Five major investors demanded Kalanick’s immediate resignation on Tuesday in a letter delivered to the chief executive, according to The New York Times. After “long discussions” with some of the investors, Kalanick agreed to step down, but will reportedly stay on Uber’s board and continue to hold the majority of voting shares. Kalanick recently took a leave of absence following the death of his mother.
“I love Uber more than anything in the world and at this difficult moment in my personal life I have accepted the investors request to step aside so that Uber can go back to building rather than be distracted with another fight,” Mr. Kalanick said in a statement.
Uber’s board said in a statement that Kalanick had “always put Uber first” and that his resignation would give the company “room to fully embrace this new chapter in Uber’s history.” An Uber spokesperson declined to comment further.
The ride-hailing service clearly hopes that news of Kalanick’s resignation will be perceived as a company reboot, as it attempts to revive its tarnished image following multiple controversies over recent months.
Just last month it was revealed that the Department of Justice is investigating Uber over its use of “secret” software that allowed its drivers to operate in areas where the company was banned or restricted. The so-called “greyball” software is said to have allowed the company to identify undercover officials and block them from booking rides, in order to prevent them from proving that Uber was operating illegally.

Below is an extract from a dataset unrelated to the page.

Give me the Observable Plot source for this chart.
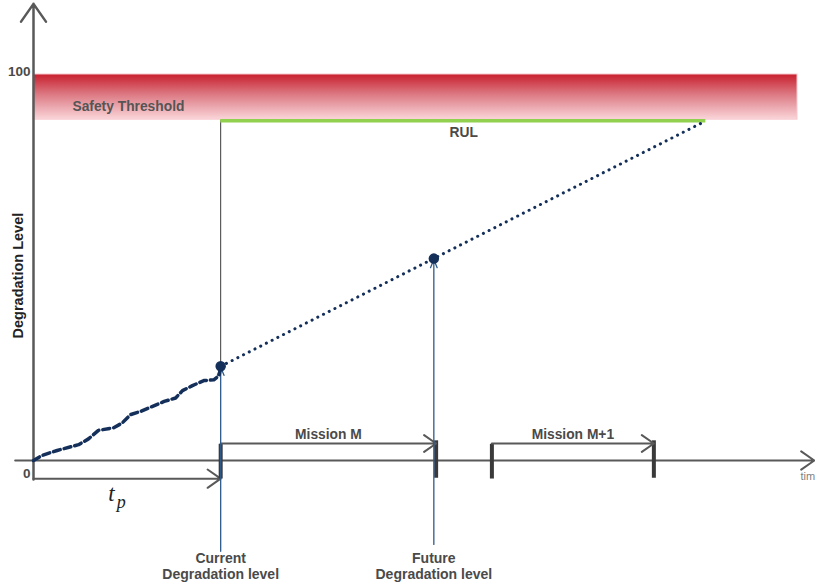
<!DOCTYPE html>
<html>
<head>
<meta charset="utf-8">
<script src="https://cdn.jsdelivr.net/npm/d3@7"></script>
<script src="https://cdn.jsdelivr.net/npm/@observablehq/plot@0.6"></script>
<style>
  html, body { margin: 0; padding: 0; background: #fff; }
</style>
</head>
<body>
<div id="chart"></div>
<script>
// ---- data (time units on x, degradation level 0..100 on y) ----
const pathTime  = [0, 1.1, 3.1, 5.9, 7.2, 8.5, 10.5, 11.6, 12.7, 14.0, 15.3, 17.1, 18.6, 19.5, 20.8, 22.3, 23.6, 24.3, 24.5];
const pathLevel = [0, 1.3, 2.6, 4.1, 5.6, 7.8, 8.5, 9.7, 11.9, 12.7, 13.8, 15.3, 16.2, 18.1, 19.4, 20.7, 20.9, 22.0, 24.4];

const currentTime = 24.5;      // t_p
const currentLevel = 24.4;
const futureTime = 52.4;
const futureLevel = 52.3;
const thresholdLevel = 88;     // RUL reached
const thresholdEndTime = 88;
const bandTop = 100;
const bandBottom = 88.3;

const missionNames = ["Mission M", "Mission M+1"];
const missionStart = [24.5, 60];
const missionEnd = [52.7, 81.2];

const tickLabels = ["100", "0"];
const tickValues = [100, 0];

// ---- derived tables ----
const path = pathTime.map((t, i) => ({t, v: pathLevel[i]}));
const projection = [
  {t: currentTime, v: currentLevel},
  {t: thresholdEndTime, v: thresholdLevel}
];
const keyPoints = [
  {t: currentTime, v: currentLevel},
  {t: futureTime, v: futureLevel}
];
const missions = missionNames.map((name, i) => ({name, start: missionStart[i], end: missionEnd[i]}));
const ticks = tickLabels.map((label, i) => ({label, v: tickValues[i]}));

const axisColor = "#595959";
const navy = "#14305a";
const blue = "#2d5b8c";
const textColor = "#4a4a4a";
const fs = 13.8;

const svg = Plot.plot({
  width: 815,
  height: 586,
  marginLeft: 33,
  marginRight: 18,
  marginTop: 74,
  marginBottom: 126,
  x: {domain: [0, 100], axis: null},
  y: {domain: [0, 100], axis: null},
  style: {fontFamily: "Liberation Sans, Arial, sans-serif", fontSize: "13px", background: "#fff", overflow: "visible"},
  marks: [
    // safety threshold band
    Plot.rect([{x1: 0, x2: 100, y1: bandBottom, y2: bandTop}], {
      x1: "x1", x2: "x2", y1: "y1", y2: "y2", fill: "url(#bandGrad)", stroke: "#f6c9ce", strokeWidth: 1
    }),
    Plot.text(["Safety Threshold"], {x: 5.1, y: 91.8, text: d => d, textAnchor: "start", fontWeight: "bold", fill: "#555", fontSize: fs}),
    // thin line from current point up to threshold
    Plot.ruleX([currentTime], {y1: currentLevel, y2: thresholdLevel, stroke: "#3a3a3a", strokeWidth: 1}),
    // green RUL line
    Plot.ruleY([thresholdLevel], {x1: currentTime, x2: thresholdEndTime, stroke: "#92d050", strokeWidth: 3.5}),
    Plot.text(["RUL"], {x: 56.3, y: 84.9, text: d => d, fontWeight: "bold", fill: textColor, fontSize: fs}),
    // axes
    Plot.arrow([{x1: 0, y1: -4.9, x2: 0, y2: 118.3}], {x1: "x1", y1: "y1", x2: "x2", y2: "y2", stroke: axisColor, strokeWidth: 2.5, headLength: 13, headAngle: 70}),
    Plot.arrow([{x1: -2.4, y1: 0, x2: 102.2, y2: 0}], {x1: "x1", y1: "y1", x2: "x2", y2: "y2", stroke: axisColor, strokeWidth: 2, headLength: 12, headAngle: 70}),
    Plot.arrow([{x1: 0, y1: -4.7, x2: currentTime, y2: -4.7}], {x1: "x1", y1: "y1", x2: "x2", y2: "y2", stroke: axisColor, strokeWidth: 2, headLength: 12, headAngle: 70}),
    // mission ticks
    Plot.ruleX(missions, {x: "start", y1: -4.8, y2: 4.2, stroke: "#3a3a3a", strokeWidth: 4}),
    Plot.ruleX(missions, {x: "end", y1: -4.6, y2: 5.1, stroke: "#3a3a3a", strokeWidth: 4}),
    Plot.arrow(missions, {x1: "start", x2: "end", y1: 4.4, y2: 4.4, stroke: axisColor, strokeWidth: 2, headLength: 11, headAngle: 70}),
    Plot.text(missions, {x: d => (d.start + d.end) / 2, y: 6.8, text: "name", fontWeight: "bold", fill: textColor, fontSize: fs}),
    // tick labels
    Plot.text(ticks, {x: 0, y: d => d.v === 0 ? -3.4 : 100.8, text: "label", textAnchor: "end", dx: -3, fontWeight: "bold", fill: textColor, fontSize: 13.5}),
    // axis titles
    Plot.text(["Degradation Level"], {x: -1.95, y: 47.9, text: d => d, rotate: -90, fontWeight: "bold", fill: "#222", fontSize: 14.5}),
    Plot.text(["time"], {x: 100.4, y: -4.2, text: d => d, textAnchor: "start", fill: "#7f7f7f", fontSize: 11}),
    // t_p
    Plot.text(["t"], {x: 10.2, y: -8.6, text: d => d, fontFamily: "Liberation Serif, Times New Roman, serif", fontStyle: "italic", fontSize: 23, fill: "#222"}),
    Plot.text(["p"], {x: 11.5, y: -10.7, text: d => d, fontFamily: "Liberation Serif, Times New Roman, serif", fontStyle: "italic", fontSize: 18, fill: "#222"}),
    // blue vertical indicator arrows
    Plot.arrow(keyPoints, {x1: "t", x2: "t", y1: (d, i) => i === 0 ? -23.8 : -22, y2: "v", stroke: blue, strokeWidth: 1.3, headLength: 10, headAngle: 45, inset: 1}),
    Plot.text(["Current\nDegradation level", "Future\nDegradation level"], {
      x: (d, i) => keyPoints[i].t, y: -27.4, text: d => d, lineHeight: 1.15, fontWeight: "bold", fill: textColor, fontSize: 14
    }),
    // degradation history (dashed)
    Plot.line(path, {x: "t", y: "v", stroke: navy, strokeWidth: 3.5, strokeDasharray: "7,4"}),
    // projection (dotted)
    Plot.line(projection, {x: "t", y: "v", stroke: navy, strokeWidth: 3, strokeDasharray: "0.1,6.3", strokeLinecap: "round"}),
    Plot.dot(keyPoints, {x: "t", y: "v", r: 4.5, fill: navy, stroke: navy})
  ]
});

// gradient definition for the threshold band
const defs = d3.select(svg).insert("defs", ":first-child");
const grad = defs.append("linearGradient").attr("id", "bandGrad").attr("x1", 0).attr("y1", 0).attr("x2", 0).attr("y2", 1);
grad.append("stop").attr("offset", "0%").attr("stop-color", "#c81f2d");
grad.append("stop").attr("offset", "45%").attr("stop-color", "#dc7983");
grad.append("stop").attr("offset", "100%").attr("stop-color", "#fad5d9");
d3.select(svg).select("g[aria-label=rect] rect").attr("fill", "url(#bandGrad)");

document.getElementById("chart").appendChild(svg);
</script>
</body>
</html>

In April it emerged that Apple CEO Tim Cook threatened to pull Uber’s app from the App Store in early 2015 after discovering that it was secretly “fingerprinting” iPhones that used the app. Uber said it used the identification method to prevent fraud, despite knowing the tactic is a clear violation of Apple’s app privacy guidelines. The revelation came in a New York Times article detailing the ride-hailing service’s history of controversial business tactics.